The English challenge

How important is coaching for the IELTS and TOEFL, for admission to foreign universities?

June 10, 2018 05:00 pm | Updated 05:00 pm IST

This is the season foreign universities open their gates for Indian students. To get admissions, students must appear for English proficiency tests. Here is a quick guide on how to apply for them.

The International English Language Testing System (IELTS) and Test of English as a Foreign Language (TOEFL) are tests that everyone has to clear, in order to get admission or a job in foreign countries. These tests are conducted to test one’s English proficiency. IELTS also has an immigration test for people who are planning to migrate to an English-speaking country.

They are divided into four parts — reading, writing, listening and speaking — IELTS and TOEFL serve the basic purpose of testing a candidate on these aspects. However, there are subtle differences between the two.

While IELTS is usually conducted for admissions in the U.K., Canada, New Zealand and Australia, TOEFL is conducted for colleges in the U.S. IELTS is a paper-based test that takes 2.45 hours to complete and candidates are scored on a band of 0-9, but TEOFL is a four-hour-long computer-based test in which candidates are evaluated on a scale of 120 points.
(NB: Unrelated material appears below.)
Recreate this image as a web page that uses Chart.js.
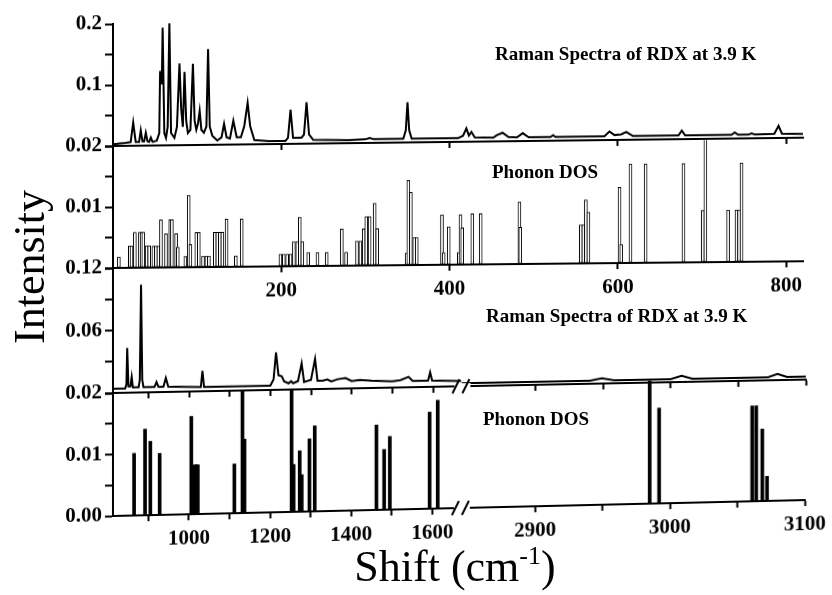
<!DOCTYPE html>
<html><head><meta charset="utf-8">
<script src="https://cdn.jsdelivr.net/npm/chart.js@4.4.1/dist/chart.umd.min.js"></script>
<style>
html,body{margin:0;padding:0;background:#fff;}
#wrap{position:relative;width:832px;height:595px;overflow:hidden;background:#fff;}
canvas{position:absolute;left:0;top:0;transform-origin:113px 0;}
#c1{transform:skewY(-0.69deg);}
#c2{transform:skewY(-0.56deg);}
#c3{transform:skewY(-1.11deg);}
#c4{transform:skewY(-1.32deg);}
.t{position:absolute;font-family:'Liberation Serif','Times New Roman',serif;font-weight:bold;font-size:19px;line-height:1;white-space:nowrap;color:#000;}
.ax{position:absolute;font-family:'Liberation Serif','Times New Roman',serif;font-size:44px;line-height:1;white-space:nowrap;color:#000;}
.ax sup{font-size:26px;vertical-align:top;position:relative;top:-2px;}
</style></head><body>
<div id="wrap">
<canvas id="c1" width="832" height="595"></canvas>
<canvas id="c2" width="832" height="595"></canvas>
<canvas id="c3" width="832" height="595"></canvas>
<canvas id="c4" width="832" height="595"></canvas>
<div class="t" style="left:495px;top:44px">Raman Spectra of RDX at 3.9 K</div>
<div class="t" style="left:492px;top:162px">Phonon DOS</div>
<div class="t" style="left:486px;top:306px">Raman Spectra of RDX at 3.9 K</div>
<div class="t" style="left:483px;top:409px">Phonon DOS</div>
<div class="ax" style="left:30px;top:267px;transform:translate(-50%,-50%) rotate(-90deg);">Intensity</div>
<div class="ax" style="left:455px;top:567px;transform:translate(-50%,-50%);">Shift (cm<sup>-1</sup>)</div>
</div>
<script>
// ---- Data: Raman spectrum 0-820 cm-1 ----
const ramanA_x = [0,15,21,24,27,31,33,35,37,39,
  41,43,45,47,52,55,56,58,59,61,
  63,65,67,69,73,76,79,81,83,85,
  87,89,92,95,97,99,101,103,105,108,
  111,113,115,118,124,129,132,135,139,143,
  147,152,156,160,163,168,185,205,208,211,
  214,224,227,230,233,238,280,300,305,310,
  345,348,350,352,355,410,416,420,423,426,
  430,452,456,463,470,480,487,494,520,523,
  526,584,590,596,604,610,618,672,676,680,
  735,739,743,755,759,763,786,791,795,820];
const ramanA_y = [0.003,0.005,0.006,0.038,0.006,0.006,0.025,0.007,0.007,0.021,
  0.007,0.006,0.013,0.006,0.008,0.02,0.122,0.1,0.193,0.02,
  0.012,0.03,0.201,0.02,0.012,0.03,0.134,0.06,0.03,0.12,
  0.04,0.02,0.025,0.133,0.04,0.025,0.035,0.056,0.025,0.02,
  0.03,0.157,0.03,0.015,0.007,0.012,0.034,0.012,0.01,0.039,
  0.012,0.012,0.03,0.068,0.03,0.007,0.005,0.005,0.01,0.056,
  0.01,0.01,0.015,0.068,0.015,0.006,0.005,0.006,0.008,0.006,
  0.006,0.02,0.066,0.02,0.006,0.006,0.01,0.022,0.01,0.016,
  0.007,0.006,0.01,0.014,0.007,0.006,0.013,0.006,0.006,0.009,
  0.006,0.006,0.014,0.008,0.009,0.013,0.006,0.006,0.014,0.006,
  0.006,0.01,0.006,0.006,0.008,0.006,0.007,0.02,0.007,0.006];

// ---- Data: Phonon DOS 0-820 cm-1 ----
const dosA_x = [7,20,22,26,32,34,36,40,43,48,
  51,54,57,63,68,70,75,77,86,90,
  92,99,102,107,111,114,121,124,127,130,
  135,146,153,199,203,207,211,215,219,222,
  225,232,243,254,272,277,290,294,298,301,
  305,311,314,349,351,354,358,361,391,393,
  399,411,413,415,427,437,483,484,556,559,
  562,565,602,604,615,633,678,701,704,731,
  741,744,747];
const dosA_y = [0.0018,0.0036,0.0036,0.0058,0.0058,0.0058,0.0058,0.0036,0.0036,0.0035,
  0.0035,0.0035,0.0078,0.0055,0.0078,0.0078,0.0055,0.0033,0.0018,0.0118,
  0.0037,0.0057,0.0057,0.0018,0.0018,0.0018,0.0057,0.0057,0.0057,0.0057,
  0.0078,0.0018,0.0078,0.002,0.002,0.002,0.002,0.004,0.004,0.008,
  0.004,0.0022,0.0022,0.0022,0.006,0.0022,0.004,0.004,0.006,0.008,
  0.008,0.0102,0.006,0.002,0.0139,0.0119,0.0045,0.0045,0.0082,0.002,
  0.0062,0.002,0.0082,0.006,0.0083,0.0083,0.0102,0.006,0.0063,0.0063,
  0.0104,0.0084,0.0124,0.003,0.0162,0.0162,0.0162,0.0085,0.0205,0.0085,
  0.0085,0.0085,0.0162];

// ---- Data: Raman spectrum, 813-1670 and 2845-3100 cm-1 ----
const ramanB1_x = [813,843,846,848,851,856,859,862,876,879,
  882,885,888,915,920,925,937,943,949,1029,
  1033,1037,1200,1208,1214,1220,1228,1234,1245,1251,
  1256,1268,1277,1283,1300,1310,1316,1330,1340,1350,
  1365,1385,1400,1420,1450,1500,1520,1540,1550,1588,
  1593,1598,1670];
const ramanB1_y = [0.004,0.004,0.008,0.043,0.006,0.006,0.015,0.005,0.005,0.012,
  0.1035,0.012,0.005,0.005,0.0098,0.005,0.005,0.0134,0.005,0.004,
  0.0197,0.004,0.004,0.01,0.036,0.014,0.013,0.008,0.006,0.008,
  0.006,0.008,0.025,0.007,0.009,0.029,0.008,0.008,0.009,0.007,
  0.009,0.01,0.007,0.008,0.007,0.006,0.007,0.01,0.006,0.006,
  0.014,0.006,0.005];
const ramanB2_x = [2845,2940,2949,2958,3000,3008,3016,3072,3079,3086,3100];
const ramanB2_y = [0.003,0.003,0.005,0.003,0.003,0.006,0.003,0.003,0.006,0.003,0.003];

// ---- Data: Phonon DOS, 813-1670 and 2845-3100 cm-1 ----
const dosB1_x = [865,892,905,928,1006,1014,1018,1022,1112,1132,
  1137,1253,1258,1273,1278,1297,1310,1462,1481,1495,
  1593,1613];
const dosB1_y = [0.0101,0.014,0.012,0.010,0.0159,0.008,0.008,0.008,0.008,0.0205,
  0.012,0.0205,0.0077,0.0099,0.006,0.0118,0.0139,0.0138,0.0098,0.0119,
  0.0157,0.0176];
const dosB2_x = [2985,2992,3061,3064,3068.5,3072];
const dosB2_y = [0.0205,0.0155,0.0155,0.0155,0.0117,0.004];

// ---- Ticks ----
const yA_ticks = [0,0.05,0.1,0.15,0.2];   const yA_labels = ['','','0.1','','0.2'];
const yB_ticks = [0,0.005,0.01,0.015,0.02]; const yB_labels = ['','','0.01','','0.02'];
const yC_ticks = [0,0.03,0.06,0.09,0.12]; const yC_labels = ['','','0.06','','0.12'];
const yD_ticks = [0,0.005,0.01,0.015,0.02]; const yD_labels = ['0.00','','0.01','','0.02'];
const xA_ticks = [200,400,600,800]; const xA_labels = ['200','400','600','800'];
const xB1_ticks = [900,1000,1100,1200,1300,1400,1500,1600];
const xB1_labels = ['','1000','','1200','','1400','','1600'];
const xB2_ticks = [2900,2950,3000,3050,3100];
const xB2_labels = ['2900','','3000','','3100'];

const FONT = "'Liberation Serif','Times New Roman',serif";
const pts = (xs, ys) => xs.map((x, i) => ({x: x, y: ys[i]}));

function yAxis(min, max, ticks, labels) {
  return {
    type: 'linear', position: 'left', min: min, max: max,
    afterFit: s => { s.width = 60; },
    afterBuildTicks: s => { s.ticks = ticks.map(v => ({value: v})); },
    grid: {display: true, drawOnChartArea: false, drawTicks: true, tickLength: 8, color: '#000', tickColor: '#000', tickWidth: 2},
    border: {display: true, color: '#000', width: 2},
    ticks: {color: '#000', padding: 3, autoSkip: false, font: {family: FONT, size: 21, weight: 'bold'},
      callback: (v, i) => labels[i]}
  };
}
function xAxis(min, max, ticks, labels, show, weight) {
  const o = {
    type: 'linear', position: 'bottom', min: min, max: max, offset: false,
    afterFit: s => { s.height = show ? 45 : 8; },
    afterBuildTicks: s => { s.ticks = ticks.map(v => ({value: v})); },
    grid: {display: true, offset: false, drawOnChartArea: false, drawTicks: true, tickLength: 6, color: '#000', tickColor: '#000', tickWidth: 2},
    border: {display: true, color: '#000', width: 2},
    ticks: {display: show, color: '#000', padding: 6, maxRotation: 0, autoSkip: false,
      font: {family: FONT, size: 21, weight: 'bold'}, callback: (v, i) => labels[i]}
  };
  if (weight) { o.stack = 'xs'; o.stackWeight = weight; }
  return o;
}
function baseOptions(padding, scales) {
  return {
    responsive: false, animation: false, events: [],
    layout: {padding: padding},
    plugins: {legend: {display: false}, tooltip: {enabled: false}, title: {display: false}},
    scales: scales
  };
}
const lineStyle = {borderColor: '#000', borderWidth: 2, pointRadius: 0, tension: 0, fill: false};
const barOpen = {backgroundColor: '#fff', borderColor: '#000', borderWidth: 1, barThickness: 3, grouped: false, borderSkipped: false};
const barSolid = {backgroundColor: '#000', borderColor: '#000', borderWidth: 0, barThickness: 3, grouped: false};

const breakMarks = {
  id: 'breakMarks',
  afterDraw(chart) {
    const s = chart.scales.x1;
    if (!s) return;
    const ctx = chart.ctx, x = s.right, y = chart.chartArea.bottom;
    ctx.save();
    ctx.fillStyle = '#fff';
    ctx.fillRect(x - 7, y - 3, 16, 6);
    ctx.strokeStyle = '#000'; ctx.lineWidth = 2;
    ctx.beginPath();
    ctx.moveTo(x - 9, y + 7); ctx.lineTo(x - 2, y - 7);
    ctx.moveTo(x + 1, y + 7); ctx.lineTo(x + 8, y - 7);
    ctx.stroke();
    ctx.restore();
  }
};

// Panel 1: Raman, 0-820
new Chart(document.getElementById('c1'), {
  type: 'line',
  data: {datasets: [Object.assign({data: pts(ramanA_x, ramanA_y), xAxisID: 'x', yAxisID: 'y'}, lineStyle)]},
  options: baseOptions({left: 53, right: 29, top: 24, bottom: 441},
    {x: xAxis(0, 820, xA_ticks, xA_labels, false), y: yAxis(0, 0.2, yA_ticks, yA_labels)})
});
// Panel 2: Phonon DOS, 0-820
new Chart(document.getElementById('c2'), {
  type: 'bar',
  data: {datasets: [Object.assign({data: pts(dosA_x, dosA_y), xAxisID: 'x', yAxisID: 'y'}, barOpen)]},
  options: baseOptions({left: 53, right: 29, top: 146, bottom: 282},
    {x: xAxis(0, 820, xA_ticks, xA_labels, true), y: yAxis(0, 0.02, yB_ticks, yB_labels)})
});
// Panel 3: Raman, broken axis
new Chart(document.getElementById('c3'), {
  type: 'line',
  data: {datasets: [
    Object.assign({data: pts(ramanB1_x, ramanB1_y), xAxisID: 'x1', yAxisID: 'y'}, lineStyle),
    Object.assign({data: pts(ramanB2_x, ramanB2_y), xAxisID: 'x2', yAxisID: 'y'}, lineStyle)
  ]},
  options: baseOptions({left: 53, right: 26, top: 268, bottom: 194},
    {x1: xAxis(813, 1670, xB1_ticks, xB1_labels, false, 349),
     x2: xAxis(2845, 3100, xB2_ticks, xB2_labels, false, 345),
     y: yAxis(0, 0.12, yC_ticks, yC_labels)}),
  plugins: [breakMarks]
});
// Panel 4: Phonon DOS, broken axis
new Chart(document.getElementById('c4'), {
  type: 'bar',
  data: {datasets: [
    Object.assign({data: pts(dosB1_x, dosB1_y), xAxisID: 'x1', yAxisID: 'y'}, barSolid),
    Object.assign({data: pts(dosB2_x, dosB2_y), xAxisID: 'x2', yAxisID: 'y'}, barSolid)
  ]},
  options: baseOptions({left: 53, right: 26, top: 393, bottom: 34},
    {x1: xAxis(813, 1670, xB1_ticks, xB1_labels, true, 349),
     x2: xAxis(2845, 3100, xB2_ticks, xB2_labels, true, 345),
     y: yAxis(0, 0.02, yD_ticks, yD_labels)}),
  plugins: [breakMarks]
});
</script>
</body></html>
“Though nowadays, most colleges accept both IELTS and TOEFL, it is better to check with the university about their preferred test. Second, students applying to U.S. colleges are recommended to take TOEFL and for any other country, IELTS. Those migrating to Canada, the U.K. and Australia will be require to take the General IELTS exam,” says Abhishek Mitra, Country Head - Study Abroad of TIME 4 Education.

Confusion

Many candidates are often confused about whether or not they ought to go for coaching classes. “They are important for candidates who do not have a strong hold over English. But people must understand that it is through coaching classes that candidates get to know the exam pattern, whilst recieving adequate practice,” says Neeru Sakhuja, a former teacher at Global Study Travel, New Delhi.

“There is no need for coaching classes in some cases. If your academic medium of instruction was in English throughout, and if the university or board certifies that some international universities waives off the English Language test, then, you do not need classes.” says Abhishek. “Alternatively, if a person is fairly good in English and he or she needs to take an English language test, candidates can buy some practice material and follow it.”

When it comes to preparing for these tests, it is advisable to make calculated efforts. English cannot be learnt within a day or a week; it depends on practice and learning. “The best way is to start preparing at least a month or two before the exam. It is advisable to buy material from British Council or IDP and practise from those material,” Abhishek adds.